Sharp rise in mortgage fraud

| August 10, 2010 | 0 Comments

UK mortgage fraud rose sharply in the first half of 2010, according to KPMG.

The accountancy firm’s “fraud barometer” registered 21 cases in the six months to the end of June, compared with 18 in the same period of 2009.

More alarmingly, the value of the fraud rose to £96 million, up from £24 million a year earlier.

The trend is expected to continue as a fuller picture of the part played by mortgage fraud in the credit crisis emerges.

KPMG forensic partner, Hitesh Patel, says: “This is a legacy issue for the banks from the pre-recession boom years when house prices inflated, providing the opportunity for fraud.”

He adds: “Banks will be hoping that they have uncovered most of their fraudulent loans. But the trend remains upwards and it could be some time before we see the peak.”

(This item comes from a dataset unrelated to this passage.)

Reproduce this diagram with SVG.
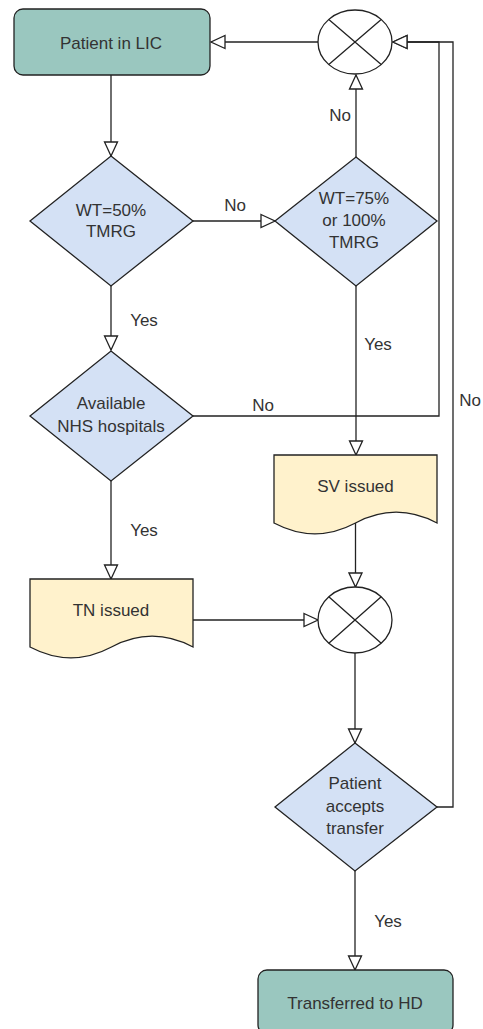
<svg xmlns="http://www.w3.org/2000/svg" width="483" height="1029" viewBox="0 0 483 1029">
<style>
text{font-family:"Liberation Sans",Arial,sans-serif;font-size:17px;fill:#333;text-anchor:middle;dominant-baseline:central}
.term{fill:#9AC7BF;stroke:#222;stroke-width:1.3}
.dec{fill:#D4E1F5;stroke:#222;stroke-width:1.3}
.doc{fill:#FFF2CC;stroke:#222;stroke-width:1.3}
.or{fill:#fff;stroke:#222;stroke-width:1.3}
.edge{fill:none;stroke:#222;stroke-width:1.3}
</style>
<defs>
<marker id="arr" markerUnits="userSpaceOnUse" markerWidth="16" markerHeight="16" refX="15" refY="8" orient="auto">
<path d="M1,1.5 L15,8 L1,14.5 Z" fill="#fff" stroke="#222" stroke-width="1.3"/>
</marker>
</defs>
<g id="connectors">
<path class="edge" d="M318,42 H211" marker-end="url(#arr)"/>
<path class="edge" d="M111,75 V156" marker-end="url(#arr)"/>
<path class="edge" d="M193,221 H275" marker-end="url(#arr)"/>
<path class="edge" d="M356,157 V75" marker-end="url(#arr)"/>
<path class="edge" d="M111,286 V350" marker-end="url(#arr)"/>
<path class="edge" d="M356,286 V455" marker-end="url(#arr)"/>
<path class="edge" d="M193,416 H439 V42 H393" marker-end="url(#arr)"/>
<path class="edge" d="M437,807 H453 V42 H393" marker-end="url(#arr)"/>
<path class="edge" d="M111,480 V579" marker-end="url(#arr)"/>
<path class="edge" d="M355.5,523 V587" marker-end="url(#arr)"/>
<path class="edge" d="M193,620 H318" marker-end="url(#arr)"/>
<path class="edge" d="M355,653 V743" marker-end="url(#arr)"/>
<path class="edge" d="M355,871 V970" marker-end="url(#arr)"/>
<text x="235" y="205">No</text>
<text x="340" y="115">No</text>
<text x="144" y="320">Yes</text>
<text x="378" y="344">Yes</text>
<text x="263" y="405">No</text>
<text x="470" y="400">No</text>
<text x="144" y="530">Yes</text>
<text x="388" y="921">Yes</text>
</g>
<g id="patient-lic">
<rect class="term" x="14" y="9" width="196" height="66" rx="9"/>
<text x="111" y="43">Patient in LIC</text>
</g>
<g id="or-top">
<ellipse class="or" cx="355" cy="42" rx="37" ry="32"/>
<path class="edge" d="M328.8,19.4 L381.2,64.6 M381.2,19.4 L328.8,64.6"/>
</g>
<g id="wt50">
<polygon class="dec" points="111,156 193,221 111,286 30,221"/>
<text x="111" y="210">WT=50%</text>
<text x="111" y="231">TMRG</text>
</g>
<g id="wt75">
<polygon class="dec" points="356,157 437,221 356,286 275,221"/>
<text x="354" y="198">WT=75%</text>
<text x="354" y="220">or 100%</text>
<text x="354" y="242">TMRG</text>
</g>
<g id="nhs">
<polygon class="dec" points="111,351 193,416 111,481 30,416"/>
<text x="111" y="403">Available</text>
<text x="111" y="426">NHS hospitals</text>
</g>
<g id="sv">
<path class="doc" d="M274,455 H437 V523 Q396,501.4 355.5,523 Q315,544.6 274,523 Z"/>
<text x="355.5" y="486">SV issued</text>
</g>
<g id="tn">
<path class="doc" d="M30,579 H193 V647 Q152,625.4 111.5,647 Q71,668.6 30,647 Z"/>
<text x="111" y="610">TN issued</text>
</g>
<g id="or-mid">
<ellipse class="or" cx="355" cy="620" rx="37" ry="33"/>
<path class="edge" d="M328.8,596.7 L381.2,643.3 M381.2,596.7 L328.8,643.3"/>
</g>
<g id="accepts">
<polygon class="dec" points="355,743 437,807 355,871 275,807"/>
<text x="355" y="783">Patient</text>
<text x="355" y="806">accepts</text>
<text x="355" y="828">transfer</text>
</g>
<g id="hd">
<rect class="term" x="258" y="970" width="195" height="64" rx="9"/>
<text x="355" y="1003">Transferred to HD</text>
</g>
</svg>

Last month the Financial Services Authority set out new measures aimed at ensuring all mortgage lenders get back to the basics of responsible lending.

The regulator also revealed that between 2007 and the first quarter of 2010 almost half of new mortgages were provided without verification of income, indicating that the lessons of the credit crisis have yet to be fully acknowledged.

Earlier this year, the National Fraud Authority estimated the annual value of UK mortgage fraud at £1 billion and warned that the figure could increase.